Article de Paris-Normandie du 23 avril 2014
Portrait d’adjoint. Le vert chevillé à l’âme, le blues aussi, Jean-Michel Bérégovoy est chargé de la démocratie participative.
La voix rauque, « épuisé physiquement et moralement » par la campagne, Jean-Michel Bérégovoy, tête de liste EELV et adjoint d’Yvon Robert, laisse deviner des fêlures, des souffrances au terme de 30 années de militantisme. « Je suis cash », répète-t-il.
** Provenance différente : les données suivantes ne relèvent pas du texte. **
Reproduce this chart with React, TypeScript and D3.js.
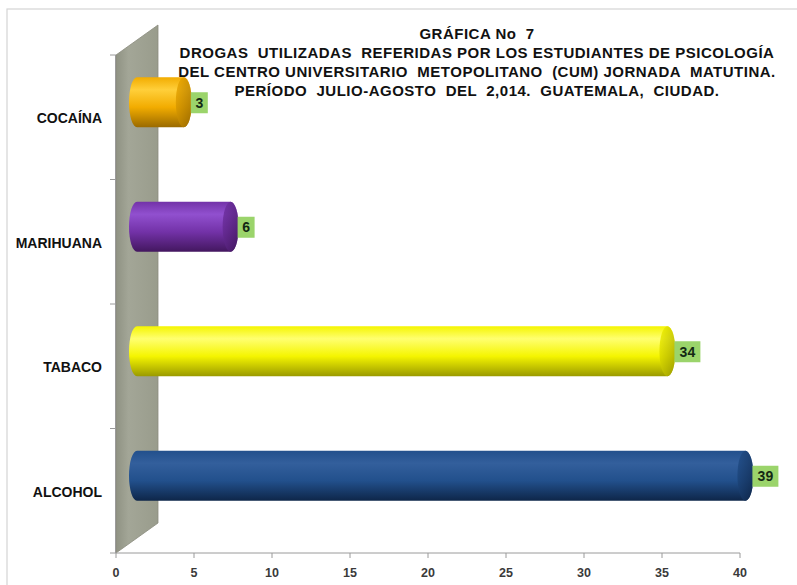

Quand il se lance sur l’écologie, le réchauffement climatique, l’UMP, les énergies renouvelables, l’homme politique s’indigne et trépigne, sursaute et tressaute, comme toujours avec sa verve, ses digressions, mais ce mandat qui commence est aussi celui qui consacre ses doutes. « Il y a besoin de nouvelles têtes, de nouvelles idées, il faut renouveler la démocratie. Quand on voit par exemple l’EPR de Flamanville, qui va coûter 10 milliards au lieu de 2, qu’on est même pas sûrs qu’il va marcher et que pendant ce temps-là, la banque publique d’investissement ne fait rien pour encourager la transition énergétique, est-ce que ça donne envie de continuer ?
La réponse est dans la question. On est partis pour régresser sur tout, les salaires, la retraite », lâche l’élu, dépité. « Je me bats, contre l’obscurantisme, contre ceux qui se moquent de l’avenir. J’espère quand même gagner quelques batailles ». Et si, malgré les figures tutélaires de son enfance, le destin de Jean-Michel Bérégovoy n’était pas politique ? Mais dans sa salle de classe de CE2, sur les Hauts, où l’instituteur garde un mi-temps. « C’est indispensable pour moi, j’aime mes élèves, mes collègues, mon métier, l’odeur de la salle de classe. J’y ai vu la plus grande fraternité et la plus grande misère, moi qui ai grandi à Grammont, qui suis fils d’ouvrier ».
« Il fallait se battre »
Le creuset familial l’a marqué sans le façonner entièrement, avec un père (Michel) député socialiste à Rouen, cheminot monté à force de volonté vers les hautes sphères de la SNCF, un oncle devenu premier ministre (Pierre), un parrain civil venu du PC et qui a marqué le PSU puis le PS (Jean Poperen). Initiatique, c’est son père qui a suscité le déclic, l’envie de combat chez Jean-Michel Bérégovoy, un jour d’hiver en 1983.
« Il m’a dit : ‘Viens, on monte sur les Hauts’. Il était député. Des gens venaient d’être saisis de tous leurs meubles, il fallait leur apporter de la bouffe, il fallait se battre pour empêcher ça. Trente ans plus tard, est-ce que ça s’est amélioré ? Non. Les réflexes de solidarité se sont étiolés, notre société est verrouillée, engluée, figée dans ses contradictions », s’indigne l’élu.
La politique :
« un refuge, une prison »
Père et fils ont ensuite eu des divergences mais ont tous deux vécus en militants, « même si c’est parfois un refuge, parfois une prison. Je l’ai payé d’un prix terrible, tant dans ma vie publique que personnelle. J’ai écrit un jour que la politique avait été pour moi un moyen de retrouver mon père. Il m’en a beaucoup voulu.
Ça fait trente ans que je milite. C’est parfois fatigant, démoralisant mais il y a parfois de vraies joies ». L’élu a commencé de militer aux jeunesses socialistes, a été un fervent syndicaliste, avant de verdir son parcours.
Amateur de rock, lecteur éclectique, fasciné par les peuples natifs d’Amérique du Nord, admiratif d’hommes et de femmes fiers, Jean-Michel Bérégovoy se compare volontiers à Cyrano de Bergerac dans ses combats :
« Que dites-vous ?… C’est inutile ?… Je le sais ! Mais on ne se bat pas dans l’espoir du succès ! Non ! Non, c’est bien plus beau lorsque c’est inutile ! », clamait le héros d’Edmond Rostand. Allons, le fervent écologiste n’est pas aussi désabusé et croit surtout qu’il faut remettre le citoyen (lire ci-dessous) au cœur des décisions politiques pour co-construire l’avenir.